We will add a capacitor and resistor to Vout.Since no DC current can flow
through the capacitor or the 1 MOhm resistor, the DC voltage at Vout will be
zero. The time varying voltage will pass across the capacitor with and
appear as a voltage across the resistor (we will prove this later in the
semester). Because the 1 MOhm resistor is so large, it will have little
effect on your circuit. Build this circuit and verify that it
works. Vout should be the demodulated signal without a DC component -
i.e., centered around ground.
second problem is that we can't simply put attach the headphones to Vout
because they are a 64 Ohm load, and this would effect the operation of the rest
of the circuit. To avoid this we use a simple op amp circuit with a gain
of one, which won't change the output but will allow us to connect the
headphones to Vout without changing the signal. The pin numbers for the
opamp (741) are shown. Don't forget to connect +Vcc and -Vcc. Build
this circuit and verify that it works. Keep in mind that the last three
components added don't change the nature of the signal, they just make it
easier to listen to.
While listening to the headphones vary the signal frequency (the Wavetek generator) . Over what frequency range, approximately, does this circuit work? What are the limiting factors. I have a portable CD player that you can use to hear what a more interesting signal sounds like.
Increase the modulation frequency (the Exact generator) by a factor of 10 up to 200 kHz and decrease the value of capacitance you chose for the demodulator by a factor of 10. Now what is the frequency range, approximately, over which the circuit works?
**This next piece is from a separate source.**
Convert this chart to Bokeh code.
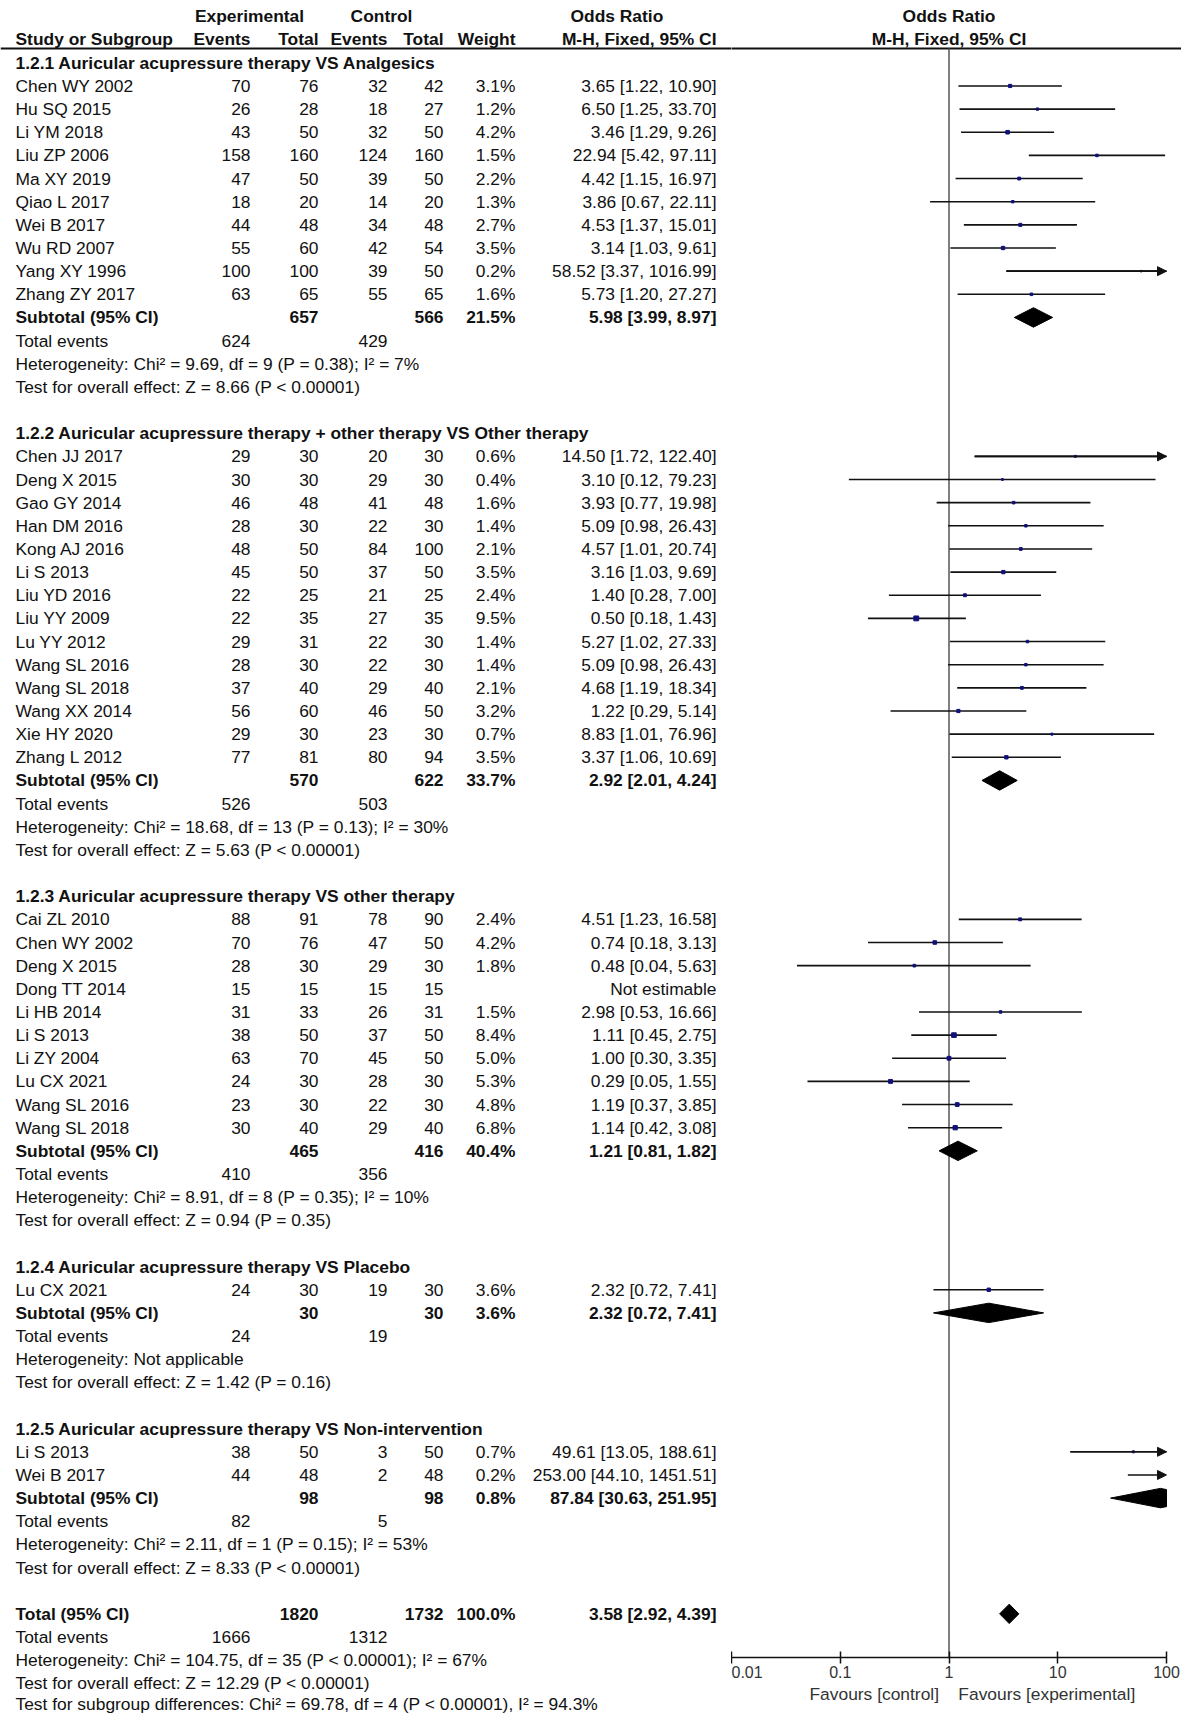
import math
from bokeh.plotting import figure
from bokeh.models import (Range1d, ColumnDataSource, FixedTicker, CustomJSTickFormatter,
                          Title, Arrow, NormalHead)
from bokeh.embed import file_html
from bokeh.resources import INLINE
from bokeh.core.properties import value

# ---------------- data ----------------
sub_titles = [
    "1.2.1 Auricular acupressure therapy VS Analgesics",
    "1.2.2 Auricular acupressure therapy + other therapy VS Other therapy",
    "1.2.3 Auricular acupressure therapy VS other therapy",
    "1.2.4 Auricular acupressure therapy VS Placebo",
    "1.2.5 Auricular acupressure therapy VS Non-intervention",
]

study_names = [
    "Chen WY 2002", "Hu SQ 2015", "Li YM 2018", "Liu ZP 2006", "Ma XY 2019", "Qiao L 2017",
    "Wei B 2017", "Wu RD 2007", "Yang XY 1996", "Zhang ZY 2017",
    "Chen JJ 2017", "Deng X 2015", "Gao GY 2014", "Han DM 2016", "Kong AJ 2016", "Li S 2013",
    "Liu YD 2016", "Liu YY 2009", "Lu YY 2012", "Wang SL 2016", "Wang SL 2018", "Wang XX 2014",
    "Xie HY 2020", "Zhang L 2012",
    "Cai ZL 2010", "Chen WY 2002", "Deng X 2015", "Dong TT 2014", "Li HB 2014", "Li S 2013",
    "Li ZY 2004", "Lu CX 2021", "Wang SL 2016", "Wang SL 2018",
    "Lu CX 2021",
    "Li S 2013", "Wei B 2017",
]
study_group = [0] * 10 + [1] * 14 + [2] * 10 + [3] + [4] * 2
exp_events = [70, 26, 43, 158, 47, 18, 44, 55, 100, 63,
              29, 30, 46, 28, 48, 45, 22, 22, 29, 28, 37, 56, 29, 77,
              88, 70, 28, 15, 31, 38, 63, 24, 23, 30,
              24,
              38, 44]
exp_total = [76, 28, 50, 160, 50, 20, 48, 60, 100, 65,
             30, 30, 48, 30, 50, 50, 25, 35, 31, 30, 40, 60, 30, 81,
             91, 76, 30, 15, 33, 50, 70, 30, 30, 40,
             30,
             50, 48]
ctrl_events = [32, 18, 32, 124, 39, 14, 34, 42, 39, 55,
               20, 29, 41, 22, 84, 37, 21, 27, 22, 22, 29, 46, 23, 80,
               78, 47, 29, 15, 26, 37, 45, 28, 22, 29,
               19,
               3, 2]
ctrl_total = [42, 27, 50, 160, 50, 20, 48, 54, 50, 65,
              30, 30, 48, 30, 100, 50, 25, 35, 30, 30, 40, 50, 30, 94,
              90, 50, 30, 15, 31, 50, 50, 30, 30, 40,
              30,
              50, 48]
study_weight = [3.1, 1.2, 4.2, 1.5, 2.2, 1.3, 2.7, 3.5, 0.2, 1.6,
                0.6, 0.4, 1.6, 1.4, 2.1, 3.5, 2.4, 9.5, 1.4, 1.4, 2.1, 3.2, 0.7, 3.5,
                2.4, 4.2, 1.8, None, 1.5, 8.4, 5.0, 5.3, 4.8, 6.8,
                3.6,
                0.7, 0.2]
or_est = [3.65, 6.50, 3.46, 22.94, 4.42, 3.86, 4.53, 3.14, 58.52, 5.73,
          14.50, 3.10, 3.93, 5.09, 4.57, 3.16, 1.40, 0.50, 5.27, 5.09, 4.68, 1.22, 8.83, 3.37,
          4.51, 0.74, 0.48, None, 2.98, 1.11, 1.00, 0.29, 1.19, 1.14,
          2.32,
          49.61, 253.00]
or_lo = [1.22, 1.25, 1.29, 5.42, 1.15, 0.67, 1.37, 1.03, 3.37, 1.20,
         1.72, 0.12, 0.77, 0.98, 1.01, 1.03, 0.28, 0.18, 1.02, 0.98, 1.19, 0.29, 1.01, 1.06,
         1.23, 0.18, 0.04, None, 0.53, 0.45, 0.30, 0.05, 0.37, 0.42,
         0.72,
         13.05, 44.10]
or_hi = [10.90, 33.70, 9.26, 97.11, 16.97, 22.11, 15.01, 9.61, 1016.99, 27.27,
         122.40, 79.23, 19.98, 26.43, 20.74, 9.69, 7.00, 1.43, 27.33, 26.43, 18.34, 5.14, 76.96, 10.69,
         16.58, 3.13, 5.63, None, 16.66, 2.75, 3.35, 1.55, 3.85, 3.08,
         7.41,
         188.61, 1451.51]

sub_exp_total = [657, 570, 465, 30, 98]
sub_ctrl_total = [566, 622, 416, 30, 98]
sub_exp_events = [624, 526, 410, 24, 82]
sub_ctrl_events = [429, 503, 356, 19, 5]
sub_weight = [21.5, 33.7, 40.4, 3.6, 0.8]
sub_or = [5.98, 2.92, 1.21, 2.32, 87.84]
sub_lo = [3.99, 2.01, 0.81, 0.72, 30.63]
sub_hi = [8.97, 4.24, 1.82, 7.41, 251.95]
sub_het = [
    "Heterogeneity: Chi\u00b2 = 9.69, df = 9 (P = 0.38); I\u00b2 = 7%",
    "Heterogeneity: Chi\u00b2 = 18.68, df = 13 (P = 0.13); I\u00b2 = 30%",
    "Heterogeneity: Chi\u00b2 = 8.91, df = 8 (P = 0.35); I\u00b2 = 10%",
    "Heterogeneity: Not applicable",
    "Heterogeneity: Chi\u00b2 = 2.11, df = 1 (P = 0.15); I\u00b2 = 53%",
]
sub_test = [
    "Test for overall effect: Z = 8.66 (P < 0.00001)",
    "Test for overall effect: Z = 5.63 (P < 0.00001)",
    "Test for overall effect: Z = 0.94 (P = 0.35)",
    "Test for overall effect: Z = 1.42 (P = 0.16)",
    "Test for overall effect: Z = 8.33 (P < 0.00001)",
]

total_exp_total, total_ctrl_total = 1820, 1732
total_exp_events, total_ctrl_events = 1666, 1312
total_weight = 100.0
total_or, total_lo, total_hi = 3.58, 2.92, 4.39
total_notes = [
    "Heterogeneity: Chi\u00b2 = 104.75, df = 35 (P < 0.00001); I\u00b2 = 67%",
    "Test for overall effect: Z = 12.29 (P < 0.00001)",
    "Test for subgroup differences: Chi\u00b2 = 69.78, df = 4 (P < 0.00001), I\u00b2 = 94.3%",
]
axis_ticks = [0.01, 0.1, 1, 10, 100]
favours_left = "Favours [control]"
favours_right = "Favours [experimental]"

# ---------------- layout constants ----------------
FONT = "Liberation Sans"
FS = "17.4px"
TXT = "#111111"
ROW0, ROWH = 62.3, 23.15          # page y of row 0 and row pitch
PAGE_W, PAGE_H = 1181, 1714
SPLIT = 731                        # page x where the forest frame starts (OR = 0.01)
DECADE = 108.75                    # px per decade on the forest axis
AXIS_PAGE_Y = 1657
X_NAME, X_EEV, X_ETOT, X_CEV, X_CTOT, X_W, X_OR = 15, 250, 318, 387, 443, 515, 716
X_ORHEAD = 570


def row_of(py):
    return (py - ROW0) / ROWH


HEAD1, HEAD2, RULE = row_of(15), row_of(38), row_of(48)
XMIN, XMAX = axis_ticks[0], axis_ticks[-1]
XEDGE = 10 ** (math.log10(XMAX) + (PAGE_W - SPLIT - 4 * DECADE) / DECADE)

left = figure(width=SPLIT, height=PAGE_H, x_range=Range1d(0, SPLIT),
              y_range=Range1d(row_of(PAGE_H), row_of(0)),
              x_axis_location=None, y_axis_location=None, toolbar_location=None,
              output_backend="svg", min_border=0, outline_line_color=None)
left.xgrid.visible = False
left.ygrid.visible = False

right = figure(width=PAGE_W - SPLIT, height=PAGE_H, x_axis_type="log", x_range=Range1d(XMIN, XEDGE),
               y_range=Range1d(row_of(AXIS_PAGE_Y), row_of(0)),
               y_axis_location=None, toolbar_location=None, output_backend="svg",
               min_border_left=0, min_border_right=0, min_border_top=0,
               min_border_bottom=PAGE_H - AXIS_PAGE_Y, outline_line_color=None)
right.xgrid.visible = False
right.ygrid.visible = False

buckets = {}


def put(fig, key, x, y, t):
    k = (id(fig), key)
    if k not in buckets:
        buckets[k] = [fig, key, [], [], []]
    b = buckets[k]
    b[2].append(x); b[3].append(y); b[4].append(t)


def fmt_or(e, l, h):
    return f"{e:.2f} [{l:.2f}, {h:.2f}]"


# headers
put(left, ("center", "bold"), 249, HEAD1, "Experimental")
put(left, ("center", "bold"), 381, HEAD1, "Control")
put(left, ("left", "bold"), X_NAME, HEAD2, "Study or Subgroup")
for x, t in [(X_EEV, "Events"), (X_ETOT, "Total"), (X_CEV, "Events"), (X_CTOT, "Total"), (X_W, "Weight"),
             (X_OR, "M-H, Fixed, 95% CI")]:
    put(left, ("right", "bold"), x, HEAD2, t)
put(left, ("left", "bold"), X_ORHEAD, HEAD1, "Odds Ratio")
put(right, ("center", "bold"), 1, HEAD1, "Odds Ratio")
put(right, ("center", "bold"), 1, HEAD2, "M-H, Fixed, 95% CI")

st = dict(x=[], y=[], lo=[], hi=[], size=[])
ar = dict(x0=[], x1=[], y=[])
dia_xs, dia_ys = [], []
DH = 0.42


def diamond(e, l, h, r):
    # diamond cut at the right end of the axis, like the reference
    if h > XMAX:
        t = (math.log10(XMAX) - math.log10(e)) / (math.log10(h) - math.log10(e))
        dh = DH * (1 - t)
        dia_xs.append([l, e, XMAX, XMAX, e])
        dia_ys.append([r, r - DH, r - dh, r + dh, r + DH])
    else:
        dia_xs.append([l, e, h, e])
        dia_ys.append([r, r - DH, r, r + DH])


r = 0
for g in range(len(sub_titles)):
    put(left, ("left", "bold"), X_NAME, r, sub_titles[g])
    r += 1
    for i, gg in enumerate(study_group):
        if gg != g:
            continue
        put(left, ("left", "normal"), X_NAME, r, study_names[i])
        put(left, ("right", "normal"), X_EEV, r, str(exp_events[i]))
        put(left, ("right", "normal"), X_ETOT, r, str(exp_total[i]))
        put(left, ("right", "normal"), X_CEV, r, str(ctrl_events[i]))
        put(left, ("right", "normal"), X_CTOT, r, str(ctrl_total[i]))
        if study_weight[i] is not None:
            put(left, ("right", "normal"), X_W, r, f"{study_weight[i]:.1f}%")
        if or_est[i] is None:
            put(left, ("right", "normal"), X_OR, r, "Not estimable")
        else:
            put(left, ("right", "normal"), X_OR, r, fmt_or(or_est[i], or_lo[i], or_hi[i]))
            if or_est[i] <= XMAX:
                st["x"].append(or_est[i]); st["y"].append(r)
                st["lo"].append(or_lo[i]); st["hi"].append(min(or_hi[i], XMAX))
                st["size"].append(1.25 * math.sqrt(study_weight[i]) + 1.0)
            if or_hi[i] > XMAX:
                ar["x0"].append(or_lo[i]); ar["x1"].append(XMAX); ar["y"].append(r)
        r += 1
    put(left, ("left", "bold"), X_NAME, r, "Subtotal (95% CI)")
    put(left, ("right", "bold"), X_ETOT, r, str(sub_exp_total[g]))
    put(left, ("right", "bold"), X_CTOT, r, str(sub_ctrl_total[g]))
    put(left, ("right", "bold"), X_W, r, f"{sub_weight[g]:.1f}%")
    put(left, ("right", "bold"), X_OR, r, fmt_or(sub_or[g], sub_lo[g], sub_hi[g]))
    diamond(sub_or[g], sub_lo[g], sub_hi[g], r)
    r += 1
    put(left, ("left", "normal"), X_NAME, r, "Total events")
    put(left, ("right", "normal"), X_EEV, r, str(sub_exp_events[g]))
    put(left, ("right", "normal"), X_CEV, r, str(sub_ctrl_events[g]))
    r += 1
    put(left, ("left", "normal"), X_NAME, r, sub_het[g]); r += 1
    put(left, ("left", "normal"), X_NAME, r, sub_test[g]); r += 1
    r += 1

put(left, ("left", "bold"), X_NAME, r, "Total (95% CI)")
put(left, ("right", "bold"), X_ETOT, r, str(total_exp_total))
put(left, ("right", "bold"), X_CTOT, r, str(total_ctrl_total))
put(left, ("right", "bold"), X_W, r, f"{total_weight:.1f}%")
put(left, ("right", "bold"), X_OR, r, fmt_or(total_or, total_lo, total_hi))
diamond(total_or, total_lo, total_hi, r)
r += 1
put(left, ("left", "normal"), X_NAME, r, "Total events")
put(left, ("right", "normal"), X_EEV, r, str(total_exp_events))
put(left, ("right", "normal"), X_CEV, r, str(total_ctrl_events))
r += 1
for j, t in enumerate(total_notes):
    # the last note sits at the very bottom edge; lift it a touch so it is not cut
    lift = 0.12 if j == len(total_notes) - 1 else 0.0
    put(left, ("left", "normal"), X_NAME, r - lift, t)
    r += 1

# rules
left.segment(x0=[0], y0=[RULE], x1=[SPLIT], y1=[RULE], line_color="#111111", line_width=2)
right.segment(x0=[XMIN / 10], y0=[RULE], x1=[XEDGE * 10], y1=[RULE], line_color="#111111", line_width=2)
right.segment(x0=[1], y0=[RULE], x1=[1], y1=[row_of(AXIS_PAGE_Y)], line_color="#555555", line_width=1.5)

# forest marks
ssrc = ColumnDataSource(st)
right.segment(x0="lo", y0="y", x1="hi", y1="y", source=ssrc, line_color="#111111", line_width=1.6)
right.scatter(x="x", y="y", size="size", marker="square", source=ssrc,
              fill_color="#10107a", line_color="#10107a")
asrc = ColumnDataSource(ar)
right.add_layout(Arrow(end=NormalHead(size=9, fill_color="#111111", line_color="#111111", line_width=1),
                       x_start="x0", y_start="y", x_end="x1", y_end="y", source=asrc,
                       line_color="#111111", line_width=1.6))
right.patches(xs=dia_xs, ys=dia_ys, fill_color="#000000", line_color="#000000", line_width=1)

# text rendering
for (fid, key), (fig, k, xs, ys, ts) in buckets.items():
    align, style = k
    src = ColumnDataSource(dict(x=xs, y=ys, text=ts))
    fig.text(x="x", y="y", text="text", source=src, text_align=align, text_baseline="middle",
             text_font=value(FONT), text_font_size=FS, text_font_style=style, text_color=TXT)

# axis
ax = right.xaxis[0]
ax.ticker = FixedTicker(ticks=axis_ticks)
ax.bounds = (XMIN, XMAX)
ax.formatter = CustomJSTickFormatter(code="return tick.toString();")
ax.axis_line_width = 1.5
ax.axis_line_color = "#111111"
ax.major_tick_line_color = "#111111"
ax.major_tick_line_width = 1.5
ax.major_tick_in = 6
ax.major_tick_out = 6
ax.minor_tick_line_color = None
ax.major_label_standoff = 2
ax.major_label_text_font = FONT
ax.major_label_text_font_size = "16px"
ax.major_label_text_color = "#333333"

right.add_layout(Title(text=favours_left + "\u00a0\u00a0\u00a0\u00a0" + favours_right, align="left", offset=78,
                       text_font=FONT, text_font_size=FS, text_font_style="normal",
                       text_color="#333333", standoff=2), "below")

# the two panels sit side by side as separate roots so that their frames are not aligned
TEMPLATE = """
{% block contents %}
{% from macros import embed %}
<div style="display:flex; flex-direction:row; align-items:flex-start;">
{% for doc in docs %}{% for root in doc.roots %}{{ embed(root) }}{% endfor %}{% endfor %}
</div>
{% endblock %}
"""

open("out.html", "w").write(file_html([left, right], INLINE, template=TEMPLATE))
Try listening again to the output from my CD player, it should sound much better.
Make sure the lab is cleaned up, and that you have all the information you will need for your report (see below). Make sure the resistors and capacitors are put back in the proper drawers -- either measure them with a meter, or read the code (how to read the resistor and capacitor codes).
Make sure you have all the information you will need for your report.